The majority opinion relies upon Code Ann. § 81A-137 (Ga. L. 1972, pp. 510, 530) as to the procedure which must be followed. I do not agree. Ever since 1889 it has been the law of this state that where a party fails to answer interrogatories, or answers evasively, the trial court is fully empowered to adjudge the defaulting party in contempt of court, or to dismiss his case if he is plaintiff, or to strike his pleas if he is defendant. This is clearly the law as set forth in Code § 38-1204 (Ga. L. 1847, p. 197; Cobb, pp. 269-270, 465-466; 1853-4, p. 51; 1889, p. 87) and none of the amending statutes has amended or repealed it or even referred to it. No matter what remedies may be provided by new statutes, none of the remedies provided by Code § 38-1204 has been taken away, and they are still as potent as they ever were. Code § 38-1204 reads as follows: "A party failing to appear, without sufficient excuse, when properly subpoenaed, or failing or refusing to answer either orally or to the interrogatories filed, or answering evasively, shall be subject to attachment for contempt, and the court may also dismiss his case if he be plaintiff, or strike his pleas if he be defendant, or give such other direction to the cause as is consistent with justice and equity; and if either party be a corporation, the officer called on to give testimony shall be subject to attachment for contempt upon his failure to answer, and the court may dismiss the case or strike the plea, according as the party corporation may be plaintiff or defendant, upon the failure of any of its officers or agents to give testimony or to execute and return interrogatories as provided by law.”

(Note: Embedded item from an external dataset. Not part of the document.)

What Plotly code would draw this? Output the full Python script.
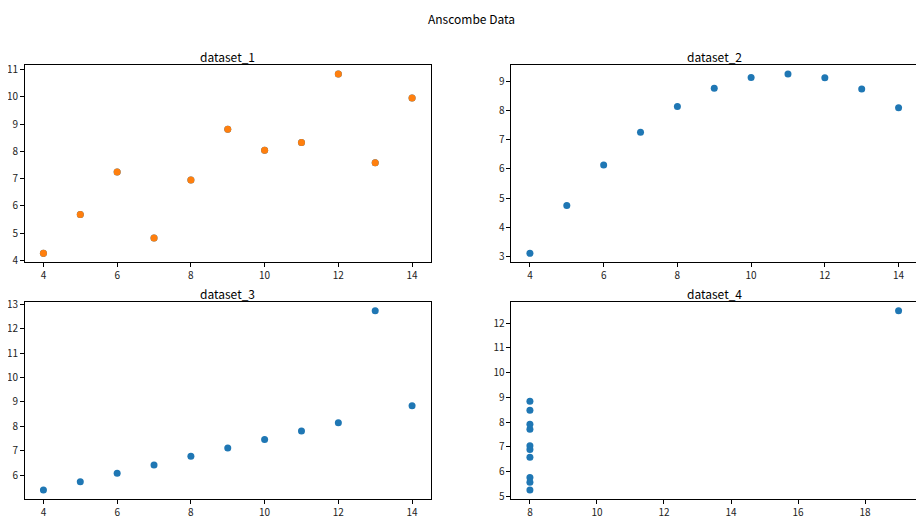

In the recent case of Morton v. Retail Credit Co., 124 Ga. App. 728, 732 (185 SE2d 777), the writer, relying on Hobbs v. New England Ins. Co., 212 Ga. 513 (93 SE2d 653), dissented because it was held in Hobbs, supra, that if the answers to the interrogatories were before the court at the time the motion for default was made, the court was without power to dismiss same. But a majority of my bretheren on this court disagreed with me, and I now follow their holding.

I am authorized to state the Judge Pannell concurs in this dissent.